Ryan Christopher Costello (June 13, 1996 – November 18, 2019) was an American professional baseball infielder. He played college baseball for Central Connecticut State University then Minor League Baseball from 2017 to 2019. He died in New Zealand while preparing to play baseball in Australia.

== Career ==
===Amateur===
Costello attended Wethersfield High School in Wethersfield, Connecticut. Undrafted out of high school in the 2014 MLB draft, he enrolled at Central Connecticut State University, where he played college baseball. As a freshman in 2015, he appeared in 37 games (with 34 being starts), batting .248 with two home runs and 13 RBI. Following his first collegiate baseball season, he played for the Bristol Blues during the summer. In 2016, as a sophomore, he was batting .324 with three home runs and 21 RBI in 30 games before an injury ended his season. He returned from the injury that summer and played for the Keene Swamp Bats where he hit .264 with five home runs and 19 RBI in 42 games. As a junior in 2017, he batted .296 with nine home runs and 52 RBI in 58 games.

===Seattle Mariners===
After his junior year, Costello was selected by the Seattle Mariners in the 31st round of the 2017 MLB draft. He signed for $5,000 and made his professional debut that year for the rookie-level Arizona League Mariners, batting .331/.430/.634 with eight home runs and 38 RBI in 44 games. He began 2018 with the Single-A Clinton LumberKings, with whom he was named to the Midwest League All-Star Game where he participated in the Home Run Derby.

===Minnesota Twins===
On July 30, 2018, Costello (along with Chase De Jong) was traded to the Minnesota Twins in exchange for Zach Duke. He was assigned to their minor league affiliate, High-A Fort Myers Miracle, and finished the season there.
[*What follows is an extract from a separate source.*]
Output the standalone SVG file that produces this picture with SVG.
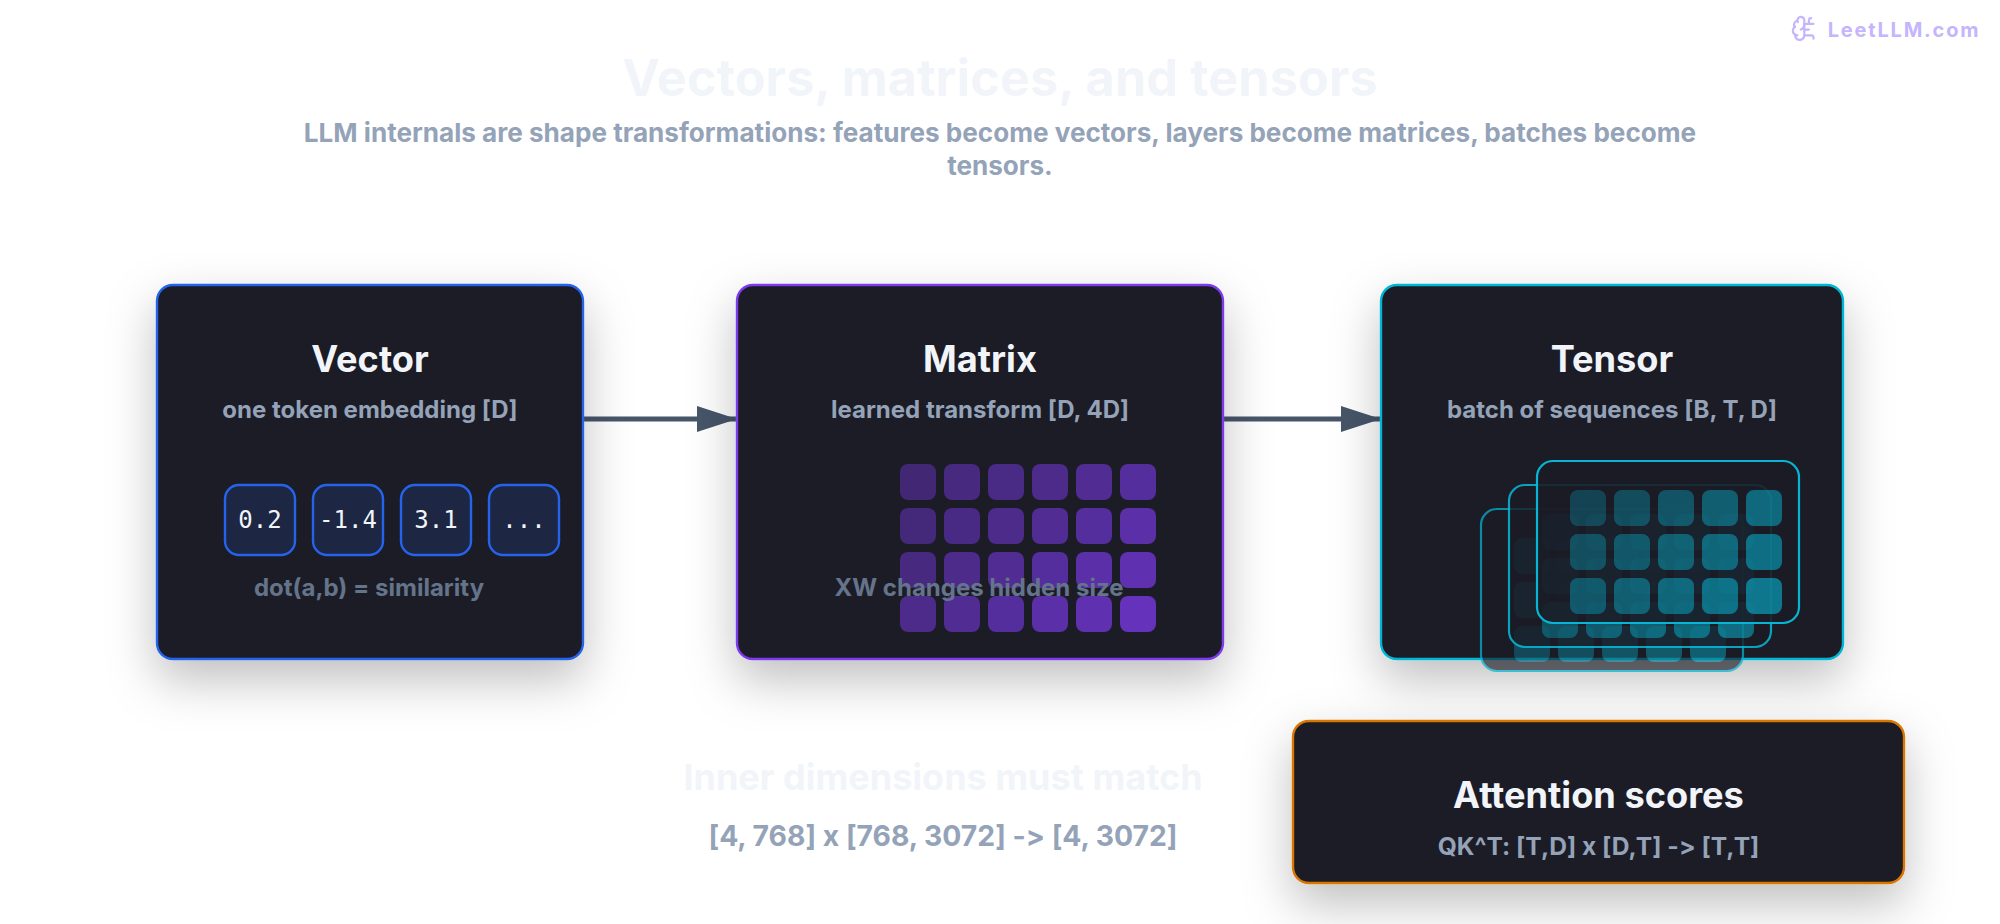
<svg xmlns="http://www.w3.org/2000/svg" width="2000" height="924" viewBox="0 0 2000 924">
<defs>
<filter id="shadow" x="-30%" y="-30%" width="160%" height="190%"><feDropShadow dx="0" dy="20" stdDeviation="24" flood-color="#000" flood-opacity="0.25"/></filter>
<marker id="arrow" markerUnits="userSpaceOnUse" markerWidth="40" markerHeight="26" refX="40" refY="13" orient="auto"><path d="M0 0L40 13L0 26Z" fill="#475569"/></marker>
</defs>
<style>
text{font-family:Inter,"Noto Sans","Liberation Sans",sans-serif;text-anchor:middle;font-feature-settings:"calt" 0,"liga" 0}
.card{fill:#1a1b26;stroke-width:2.4;filter:url(#shadow)}
.h{font-size:36.2px;font-weight:700;fill:#f1f5f9}
.sub{font-size:24px;font-weight:700;fill:#94a3b8}
.note{font-size:24px;font-weight:700;fill:#64748b}
.cell{fill:#2563eb;fill-opacity:.15}
.vbox{stroke:#2563eb;stroke-width:2.4}
.mono{font-family:"DejaVu Sans Mono","Liberation Mono",monospace;font-size:24px;fill:#f1f5f9}
.conn{stroke:#475569;stroke-width:5;fill:none;marker-end:url(#arrow)}
.m{fill:#7c3aed}
.t{fill:#06b6d4}
.layer{fill:#1a1b26;fill-opacity:.88;stroke:#06b6d4;stroke-width:2.2}
.logo{fill:none;stroke:#c4b5fd;stroke-width:1.9;stroke-linecap:round;stroke-linejoin:round}
</style>
<rect width="2000" height="924" fill="#fff"/>
<g id="logo"><g class="logo" transform="translate(1790.5,14.6) scale(1.15)"><path d="M12 5a3 3 0 1 0-5.997.125 4 4 0 0 0-2.526 5.77 4 4 0 0 0 .556 6.588A4 4 0 1 0 12 18Z"/><path d="M9 13a4.5 4.5 0 0 0 3-4"/><path d="M6.003 5.125A3 3 0 0 0 6.401 6.5"/><path d="M3.477 10.896a4 4 0 0 1 .585-.396"/><path d="M6 18a4 4 0 0 1-1.967-.516"/><path d="M12 13h4"/><path d="M12 18h6a2 2 0 0 1 2 2v1"/><path d="M12 8h8"/><path d="M16 8V5a2 2 0 0 1 2-2"/></g>
<text x="1904" y="37" style="font-size:20px;font-weight:700;letter-spacing:1.8px;fill:#c4b5fd">LeetLLM.com</text></g>
<g id="title"><text x="1000" y="96" style="font-size:50.5px;font-weight:700;fill:#f1f5f9">Vectors, matrices, and tensors</text>
<text x="1000" y="142" style="font-size:26.1px;font-weight:700;fill:#94a3b8">LLM internals are shape transformations: features become vectors, layers become matrices, batches become</text>
<text x="1000" y="175" style="font-size:26.1px;font-weight:700;fill:#94a3b8">tensors.</text></g>
<g id="connectors"><path class="conn" d="M583 419H737"/><path class="conn" d="M1223 419H1381"/></g>
<g id="vector"><rect class="card" x="157" y="285" width="426" height="374" rx="16" stroke="#2563eb"/>
<text class="h" x="370" y="372">Vector</text><text class="sub" x="370" y="418">one token embedding [D]</text>
<g class="vbox"><rect class="cell" x="225" y="485" width="70" height="70" rx="14"/><rect class="cell" x="313" y="485" width="70" height="70" rx="14"/><rect class="cell" x="401" y="485" width="70" height="70" rx="14"/><rect class="cell" x="489" y="485" width="70" height="70" rx="14"/></g>
<text class="mono" x="260" y="528">0.2</text><text class="mono" x="348" y="528">-1.4</text><text class="mono" x="436" y="528">3.1</text><text class="mono" x="524" y="528">...</text>
<text class="note" x="369" y="596">dot(a,b) = similarity</text></g>
<g id="matrix"><rect class="card" x="737" y="285" width="486" height="374" rx="16" stroke="#7c3aed"/>
<text class="h" x="980" y="372">Matrix</text><text class="sub" x="980" y="418">learned transform [D, 4D]</text>
<g class="m">
<rect x="900" y="464" width="36" height="36" rx="8" opacity=".4"/><rect x="944" y="464" width="36" height="36" rx="8" opacity=".45"/><rect x="988" y="464" width="36" height="36" rx="8" opacity=".48"/><rect x="1032" y="464" width="36" height="36" rx="8" opacity=".5"/><rect x="1076" y="464" width="36" height="36" rx="8" opacity=".55"/><rect x="1120" y="464" width="36" height="36" rx="8" opacity=".6"/>
<rect x="900" y="508" width="36" height="36" rx="8" opacity=".42"/><rect x="944" y="508" width="36" height="36" rx="8" opacity=".47"/><rect x="988" y="508" width="36" height="36" rx="8" opacity=".5"/><rect x="1032" y="508" width="36" height="36" rx="8" opacity=".55"/><rect x="1076" y="508" width="36" height="36" rx="8" opacity=".6"/><rect x="1120" y="508" width="36" height="36" rx="8" opacity=".65"/>
<rect x="900" y="552" width="36" height="36" rx="8" opacity=".45"/><rect x="944" y="552" width="36" height="36" rx="8" opacity=".5"/><rect x="988" y="552" width="36" height="36" rx="8" opacity=".55"/><rect x="1032" y="552" width="36" height="36" rx="8" opacity=".6"/><rect x="1076" y="552" width="36" height="36" rx="8" opacity=".65"/><rect x="1120" y="552" width="36" height="36" rx="8" opacity=".7"/>
<rect x="900" y="596" width="36" height="36" rx="8" opacity=".5"/><rect x="944" y="596" width="36" height="36" rx="8" opacity=".55"/><rect x="988" y="596" width="36" height="36" rx="8" opacity=".6"/><rect x="1032" y="596" width="36" height="36" rx="8" opacity=".65"/><rect x="1076" y="596" width="36" height="36" rx="8" opacity=".7"/><rect x="1120" y="596" width="36" height="36" rx="8" opacity=".75"/>
</g>
<text class="note" x="979" y="596">XW changes hidden size</text></g>
<g id="tensor"><rect class="card" x="1381" y="285" width="462" height="374" rx="16" stroke="#06b6d4"/>
<text class="h" x="1612" y="372">Tensor</text><text class="sub" x="1612" y="418">batch of sequences [B, T, D]</text>
<g id="layer-back" opacity=".73"><rect class="layer" x="1481" y="509" width="262" height="162" rx="16"/><g class="t">
<rect x="1514" y="538" width="36" height="36" rx="8" opacity=".3"/><rect x="1558" y="538" width="36" height="36" rx="8" opacity=".35"/><rect x="1602" y="538" width="36" height="36" rx="8" opacity=".4"/><rect x="1646" y="538" width="36" height="36" rx="8" opacity=".45"/><rect x="1690" y="538" width="36" height="36" rx="8" opacity=".5"/>
<rect x="1514" y="582" width="36" height="36" rx="8" opacity=".35"/><rect x="1558" y="582" width="36" height="36" rx="8" opacity=".4"/><rect x="1602" y="582" width="36" height="36" rx="8" opacity=".45"/><rect x="1646" y="582" width="36" height="36" rx="8" opacity=".5"/><rect x="1690" y="582" width="36" height="36" rx="8" opacity=".55"/>
<rect x="1514" y="626" width="36" height="36" rx="8" opacity=".4"/><rect x="1558" y="626" width="36" height="36" rx="8" opacity=".45"/><rect x="1602" y="626" width="36" height="36" rx="8" opacity=".5"/><rect x="1646" y="626" width="36" height="36" rx="8" opacity=".55"/><rect x="1690" y="626" width="36" height="36" rx="8" opacity=".6"/></g></g>
<g id="layer-mid" opacity=".88"><rect class="layer" x="1509" y="485" width="262" height="162" rx="16"/><g class="t">
<rect x="1542" y="514" width="36" height="36" rx="8" opacity=".3"/><rect x="1586" y="514" width="36" height="36" rx="8" opacity=".35"/><rect x="1630" y="514" width="36" height="36" rx="8" opacity=".4"/><rect x="1674" y="514" width="36" height="36" rx="8" opacity=".45"/><rect x="1718" y="514" width="36" height="36" rx="8" opacity=".5"/>
<rect x="1542" y="558" width="36" height="36" rx="8" opacity=".35"/><rect x="1586" y="558" width="36" height="36" rx="8" opacity=".4"/><rect x="1630" y="558" width="36" height="36" rx="8" opacity=".45"/><rect x="1674" y="558" width="36" height="36" rx="8" opacity=".5"/><rect x="1718" y="558" width="36" height="36" rx="8" opacity=".55"/>
<rect x="1542" y="602" width="36" height="36" rx="8" opacity=".4"/><rect x="1586" y="602" width="36" height="36" rx="8" opacity=".45"/><rect x="1630" y="602" width="36" height="36" rx="8" opacity=".5"/><rect x="1674" y="602" width="36" height="36" rx="8" opacity=".55"/><rect x="1718" y="602" width="36" height="36" rx="8" opacity=".6"/></g></g>
<g id="layer-front"><rect class="layer" x="1537" y="461" width="262" height="162" rx="16"/><g class="t">
<rect x="1570" y="490" width="36" height="36" rx="8" opacity=".27"/><rect x="1614" y="490" width="36" height="36" rx="8" opacity=".32"/><rect x="1658" y="490" width="36" height="36" rx="8" opacity=".37"/><rect x="1702" y="490" width="36" height="36" rx="8" opacity=".43"/><rect x="1746" y="490" width="36" height="36" rx="8" opacity=".5"/>
<rect x="1570" y="534" width="36" height="36" rx="8" opacity=".33"/><rect x="1614" y="534" width="36" height="36" rx="8" opacity=".38"/><rect x="1658" y="534" width="36" height="36" rx="8" opacity=".43"/><rect x="1702" y="534" width="36" height="36" rx="8" opacity=".48"/><rect x="1746" y="534" width="36" height="36" rx="8" opacity=".54"/>
<rect x="1570" y="578" width="36" height="36" rx="8" opacity=".38"/><rect x="1614" y="578" width="36" height="36" rx="8" opacity=".43"/><rect x="1658" y="578" width="36" height="36" rx="8" opacity=".48"/><rect x="1702" y="578" width="36" height="36" rx="8" opacity=".54"/><rect x="1746" y="578" width="36" height="36" rx="8" opacity=".6"/></g></g></g>
<g id="attention"><rect class="card" x="1293" y="721" width="611" height="162" rx="16" stroke="#d97706"/>
<text class="h" x="1598.5" y="808">Attention scores</text><text class="sub" x="1598.5" y="855" style="font-size:24.6px">QK^T: [T,D] x [D,T] -&gt; [T,T]</text></g>
<g id="inner"><text x="943" y="790" style="font-size:36px;font-weight:700;fill:#f1f5f9">Inner dimensions must match</text>
<text x="943" y="846" style="font-size:28.3px;font-weight:700;fill:#94a3b8">[4, 768] x [768, 3072] -&gt; [4, 3072]</text></g>
</svg>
In 128 games between Clinton and Fort Myers, he hit .258 with twenty home runs and 79 RBI. He returned to Fort Myers to begin 2019, and was later promoted to the Double-A Pensacola Blue Wahoos during the season. Over 108 games between the two affiliates, Costello batted .223/.343./412 with 15 home runs and 46 RBI.
== Death ==

Costello died on November 18, 2019, in Auckland, New Zealand, while preparing to start the Australian Baseball League season with the Auckland Tuatara. He was 23 years old. Costello was found dead in his hotel room bed by teammates. An autopsy revealed that he died of sudden cardiac arrhythmia. In February 2022, his parents filed a wrongful death lawsuit against the physician who conducted Costello's preseason physical, alleging that he intentionally ignored ECG results showing that Costello had Wolff–Parkinson–White syndrome which likely caused the sudden cardiac arrhythmia that led to his death.